Well, for once, I needed no second bidding. I was excited by the possibilities of reusing all of those plastic bags in my kitchen closet which seem to get into the house no matter how hard I try to keep them out. I knit reusable shopping, tote, book bags and purses, branching into designs and logos to keep things fresh when my energy flagged.
When Judith moved on and away, I knit her a priest’s stole out of green newspaper bags.
I’m not sure exactly how the idea to make Earth Day vestments came about. I had made the stole; at a diocese-wide knitting event we had all talked plastic and cut strips and begun the laborious task of learning to knit loosely enough to deal with the inflexibility of certain grocers’ bags; but I suspect it was Cathy who first uttered the words, “altar cloth.” That’s when things really took off. We invited anyone and everyone to contribute strips of knitted plastic which Beth collected and organized Audrey, the seamstress among us, sewed together into a whole table covering for the altar of Trinity Cathedral in the heart of downtown Cleveland.
I knit a stole in February which we gave to the Presiding Bishop of the Episcopal Church, Katherine Jefferts-Schori, when she visited our Diocesan Convocation. Others then took that pattern and ran with it, producing a good half-dozen stoles for our own cathedral
clergy. Meanwhile, I picked up a throwaway line from the Dean – “You’re making a chasuble, right?” – and set about creating that large, poncho-like garment out of 499(ish) plastic grocery bags.
The whole thing was such fun! And hard work! I had callouses on my fingers and thumbs from the unforgiving plastic, and Audrey’s fingers were sorely pricked, and it was still wonderful.
It was more than fun, though. It brought together women and men from different congregations – people of different faiths, and of no professed faith came together to create an offering to God.
The vestments were presented to Trinity Cathedral as part of that congregation’s acknowledgement of our responsibilities to our Creator and creation, as an act of repentance for our abuse, neglect and sheer carelessness of the gift within which we live, as an act of praise for the variety and inventiveness of creation and the gift of creativity, and as an offering. “All things come of thee, and of thine own have we given thee” (1 Ch 29:14)
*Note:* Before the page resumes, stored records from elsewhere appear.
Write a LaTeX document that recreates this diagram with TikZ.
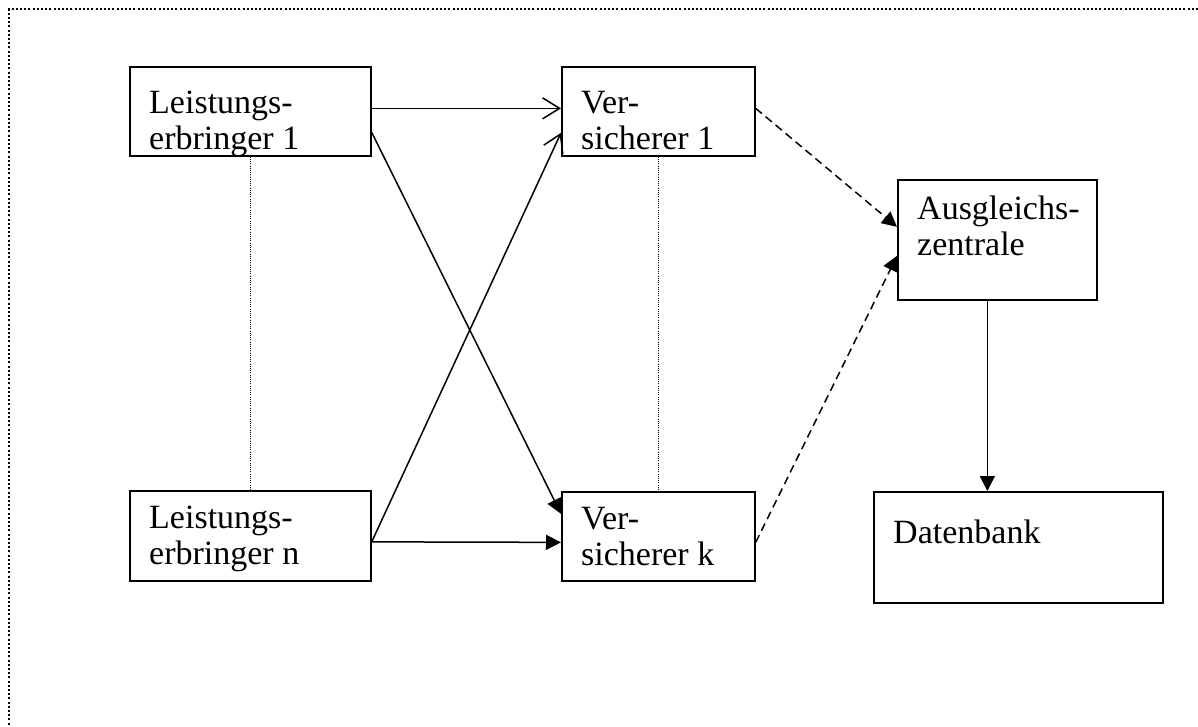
\documentclass[tikz,border=0pt]{standalone}
\usepackage{fontspec}
\setmainfont{Liberation Serif}
\usetikzlibrary{arrows.meta}
\begin{document}
\begin{tikzpicture}[x=1pt,y=-1pt,
  box/.style={draw, line width=1.7pt, inner sep=0pt, anchor=north west},
  txt/.style={anchor=north west, inner sep=0pt, align=left, font=\fontsize{34}{36}\selectfont},
  conn/.style={line width=1.5pt},
  openhead/.style={-{Straight Barb[length=17pt,width=21pt,line width=1.5pt]}},
  fillhead/.style={-{Triangle[length=15pt,width=15pt]}},
  dashconn/.style={line width=1.5pt, dash pattern=on 8pt off 5pt},
  dotconn/.style={line width=0.8pt, dash pattern=on 1pt off 1.2pt},
  border/.style={line width=1.3pt, dash pattern=on 2pt off 2.2pt}
]
\useasboundingbox (0,0) rectangle (1198,726);
\draw[border] (1198,9) -- (9,9) -- (9,726);

\node[box, minimum width=241pt, minimum height=89pt] (le1) at (129,66) {};
\node[box, minimum width=193pt, minimum height=89pt] (v1) at (561,66) {};
\node[box, minimum width=199pt, minimum height=120pt] (az) at (897,179) {};
\node[box, minimum width=241pt, minimum height=90pt] (len) at (129,490) {};
\node[box, minimum width=193pt, minimum height=89pt] (vk) at (561,491) {};
\node[box, minimum width=289pt, minimum height=111pt] (db) at (873,491) {};

\node[txt] (le1t) at ([xshift=20pt,yshift=-25pt]le1.north west) {Leistungs-\\erbringer 1};
\node[txt] (v1t) at ([xshift=20pt,yshift=-25pt]v1.north west) {Ver-\\sicherer 1};
\node[txt] (azt) at ([xshift=20pt,yshift=-17pt]az.north west) {Ausgleichs-\\zentrale};
\node[txt] (lent) at ([xshift=20pt,yshift=-16pt]len.north west) {Leistungs-\\erbringer n};
\node[txt] (vkt) at ([xshift=20pt,yshift=-16pt]vk.north west) {Ver-\\sicherer k};
\node[txt] (dbt) at ([xshift=20pt,yshift=-29pt]db.north west) {Datenbank};

\draw[dotconn] (le1.south) -- (len.north);
\draw[dotconn] (v1.south) -- (vk.north);

\draw[conn, openhead] ([yshift=3pt]le1.east) -- ([yshift=3pt]v1.west);
\draw[conn, fillhead] ([yshift=-21pt]le1.east) -- ([yshift=22.5pt]vk.west);
\draw[conn, openhead] ([yshift=-6pt]len.east) -- ([yshift=-21.5pt]v1.west);
\draw[conn, fillhead] ([yshift=-6pt]len.east) -- ([yshift=-6pt]vk.west);
\draw[dashconn, fillhead] ([yshift=3pt]v1.east) -- ([yshift=13pt]az.west);
\draw[dashconn, fillhead] ([yshift=-6pt]vk.east) -- ([yshift=-16pt]az.west);
\coordinate (azout) at ([xshift=-10pt]az.south);
\draw[conn, fillhead] (azout) -- (azout |- db.north);
\end{tikzpicture}
\end{document}
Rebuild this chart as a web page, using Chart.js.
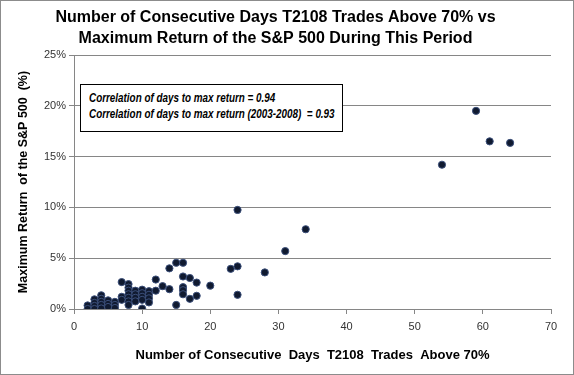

You can see more photos of the finished product in Trinity Cathedral’s facebook album at http://www.facebook.com/media/set/?set=a.10150233208990692.365841.49984935691
To make your own recycled plastic stole, cut about 30 grocery bags into 1/2 inch strips and link together. Using this as “yarn,” cast on 20 stitches (11 needles work well; adjust to your own preference). Knit in linen stitch (which sits nice and flat) for 50″. Hold stitches on a spare needle or stitch holder. Knit another strip the same way. To join, decrease each strip by one stitch per row, mirroring the shaping, so that you achieve a mitred point. Cast off the last stitch on each strip and sew the strips together.